Les femmes des trois communautés se rencontrent pour définir avec TRIPOD ce qui pourrait les aider à prendre des responsabilités dans leur vie quotidienne et vis-à-vis de leur famille. Bai Mangcong Palaca est un petit bout de femme. Elle habite Lomoyon, un petit village dans une région musulmane de Mindanao. Au milieu de son potager, elle nous explique comment TRIPOD a changé le cours de son existence, tout en ramassant les haricots qu’elle ira vendre au marché tout à l’heure. J’ai suivi un atelier organisé par TRIPOD dans lequel nous avons pu exprimer tous les problèmes que nous vivions : les conflits armés, nos faibles moyens de subsistance, …etc. Nous leur avons demandé de nous donner les moyens de mettre sur pied un projet pour gagner un peu d’argent.

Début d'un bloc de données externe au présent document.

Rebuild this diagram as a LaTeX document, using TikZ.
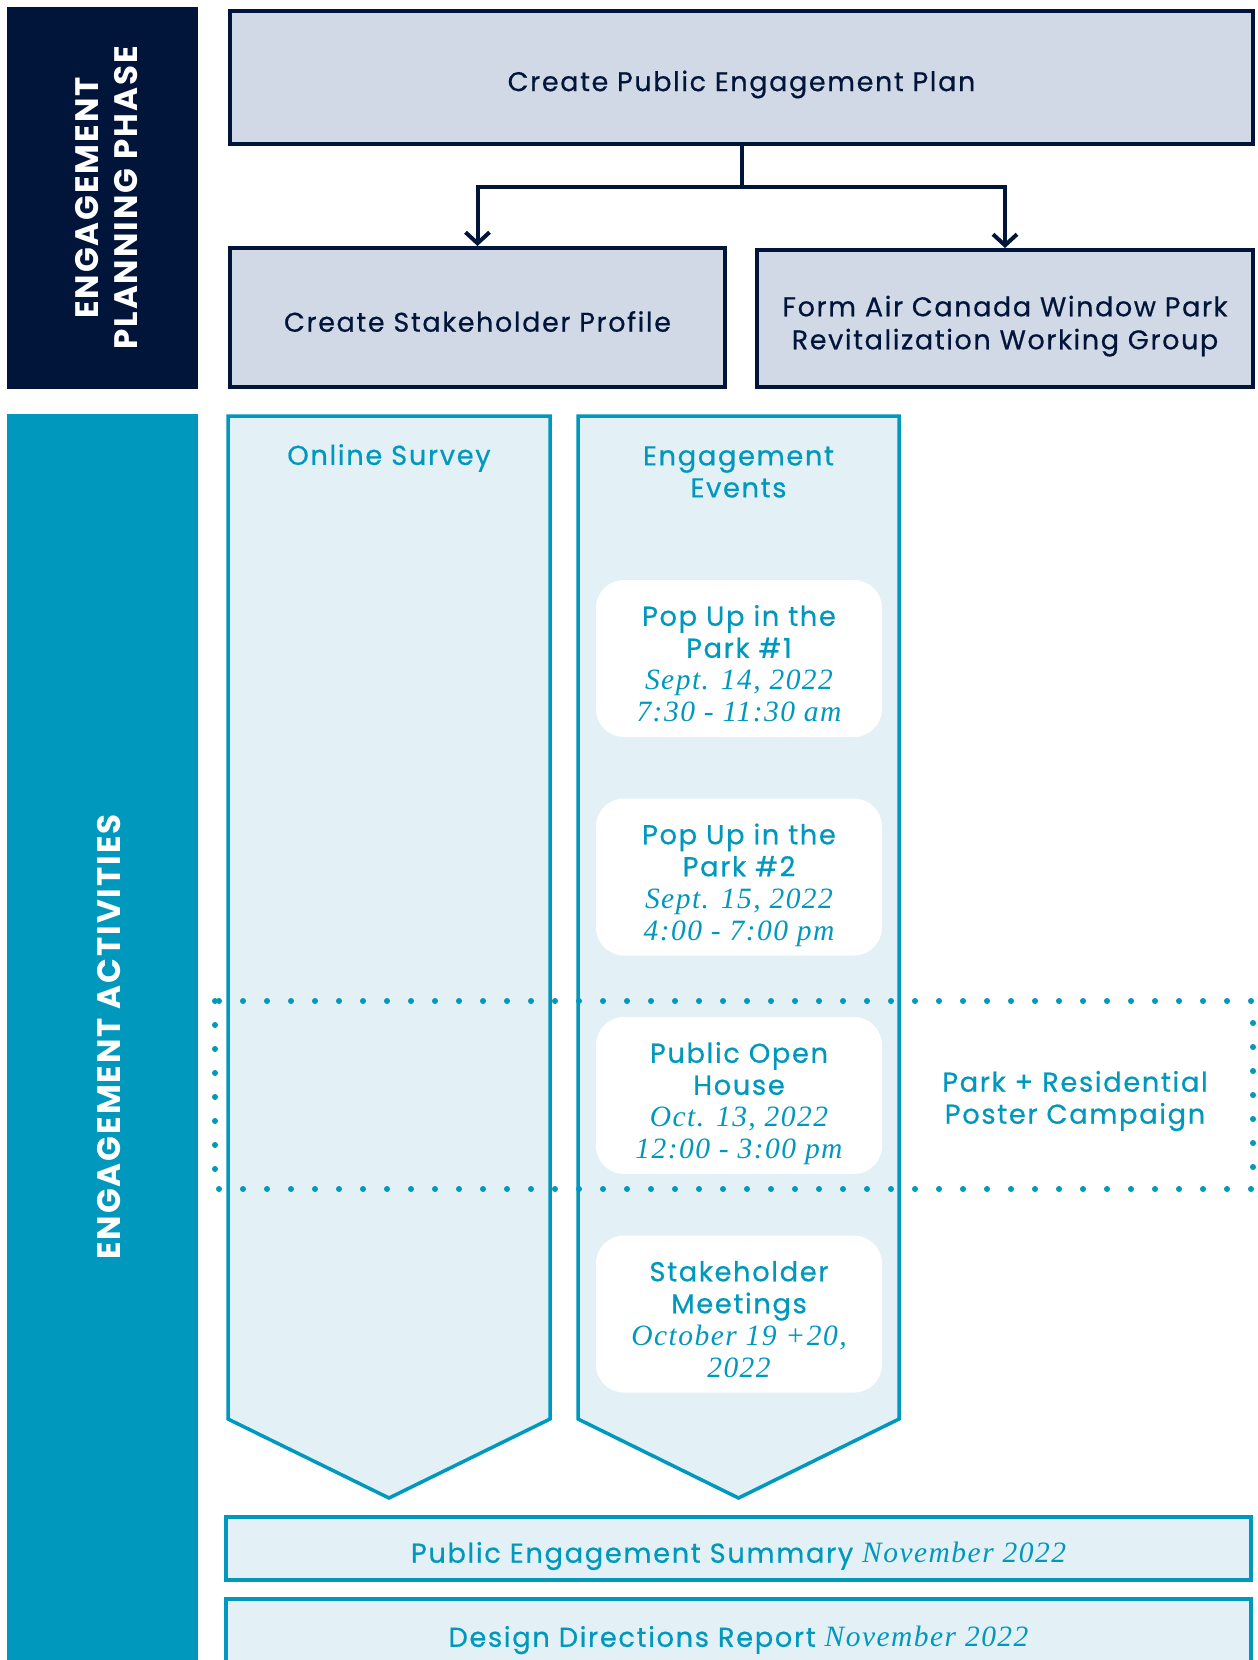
\documentclass[tikz,border=0pt]{standalone}
\usepackage{fontspec}
\usetikzlibrary{arrows.meta}
\newfontfamily\popfont{Poppins}[LetterSpace=6, FakeBold=0.5]
\newfontfamily\sidefont{Poppins}[LetterSpace=6]
\newfontfamily\datefont{Liberation Serif}[LetterSpace=5]
\definecolor{navy}{RGB}{0,21,57}
\definecolor{planfill}{RGB}{209,217,230}
\definecolor{actteal}{RGB}{0,152,188}
\definecolor{actfill}{RGB}{227,240,246}
\tikzset{
  sidebar/.style={rotate=90, text=white, align=center, inner sep=0pt, text depth=0pt,
    font=\fontsize{32.5}{39}\selectfont\sidefont\bfseries},
  planbox/.style={draw=navy, line width=4pt, fill=planfill, text=navy, align=center,
    text depth=0pt, font=\fontsize{27}{33}\selectfont\popfont},
  column/.style={draw=actteal, line width=3.5pt, fill=actfill, line join=miter},
  acttext/.style={text=actteal, align=center, font=\fontsize{27.3}{32}\selectfont\popfont},
  eventbox/.style={acttext, fill=white, rounded corners=28pt, text height=126.5pt, text depth=0pt,
    minimum width=286pt, minimum height=157pt},
  reportbox/.style={acttext, draw=actteal, line width=4pt, fill=actfill, text depth=0pt,
    minimum width=1025pt, minimum height=63pt},
  link/.style={draw=navy, line width=4pt, -{Straight Barb[length=11pt,width=24pt]}},
  dotline/.style={draw=actteal, line width=6pt, line cap=round, dash pattern=on 0pt off 24pt}
}
\newcommand{\dt}[1]{{\datefont\itshape\fontsize{29.5}{32}\selectfont #1}}
\begin{document}
\begin{tikzpicture}[x=1pt, y=-1pt]
  \useasboundingbox (0,0) rectangle (1258,1660);
  \fill[white] (0,0) rectangle (1258,1660);

  \node[sidebar, fill=navy, minimum width=382pt, minimum height=191pt, text height=70pt] (planside) at (102.5,198) {ENGAGEMENT\\PLANNING PHASE};
  \node[sidebar, fill=actteal, minimum width=1246pt, minimum height=191pt, text height=36pt] (actside) at (102.5,1037) {ENGAGEMENT ACTIVITIES};

  \node[planbox, minimum width=1023pt, minimum height=133pt, text height=28.2pt] (plan) at (741.5,77) {Create Public Engagement Plan};
  \node[planbox, minimum width=495pt, minimum height=139pt, text height=28.4pt] (profile) at (477.5,317.5) {Create Stakeholder Profile};
  \node[planbox, minimum width=496pt, minimum height=137pt, text height=61.5pt] (group) at (1005,318.5) {Form Air Canada Window Park\\Revitalization Working Group};
  \coordinate (split) at (741.5,187);
  \draw[link] (plan.south) -- (split) -| (profile.north);
  \draw[link] (plan.south) -- (split) -| (group.north);

  \draw[column] (228,416) -- (550,416) -- (550,1419) -- (389,1498) -- (228,1419) -- cycle;
  \draw[column] (578,416) -- (899,416) -- (899,1419) -- (738.5,1498) -- (578,1419) -- cycle;
  \node[acttext] (survey) at (389,458) {Online Survey};
  \node[acttext] (events) at (738.5,472) {Engagement\\Events};

  \draw[dotline] (215,1001) rectangle (1253,1189);
  \node[acttext] (poster) at (1075,1101) {Park + Residential\\Poster Campaign};

  \node[eventbox] (popup1) at (739,658.5) {Pop Up in the\\Park \#1\\\dt{Sept. 14, 2022}\\\dt{7:30 - 11:30 am}};
  \node[eventbox] (popup2) at (739,877) {Pop Up in the\\Park \#2\\\dt{Sept. 15, 2022}\\\dt{4:00 - 7:00 pm}};
  \node[eventbox] (openhouse) at (739,1095.5) {Public Open\\House\\\dt{Oct. 13, 2022}\\\dt{12:00 - 3:00 pm}};
  \node[eventbox] (meetings) at (739,1314) {Stakeholder\\Meetings\\\dt{October 19 +20,}\\\dt{2022}};

  \node[reportbox, text height=28.4pt] (summary) at (738.5,1548.5) {Public Engagement Summary \dt{November 2022}};
  \node[reportbox, text height=32.6pt] (report) at (738.5,1630.5) {Design Directions Report \dt{November 2022}};
\end{tikzpicture}
\end{document}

Parmi la population musulmane, l’élevage des chèvres est très apprécié
Après une série de réunions, les femmes ont créé le PKML : l’Union des Femmes Moro, à Lomoyon. Objectif : créer des potagers et des élevages de chèvres. Cinq groupes de femmes ont été formés. Chaque groupe compte 10 à 15 membres. Des chèvres et des semences ont été réparties de manière égale entre les groupes. Celles qui élèvent des chèvres gardent les chevreaux de la première portée, puis confient la mère aux femmes suivantes selon un ordre établi. Celles qui cultivent doivent redistribuer des semences aux suivantes.
Perçues comme partie prenante de la vie économique de leurs communautés, elles participent aussi de ce fait au dialogue en échangeant entre elles et en faisant tomber les préjugés.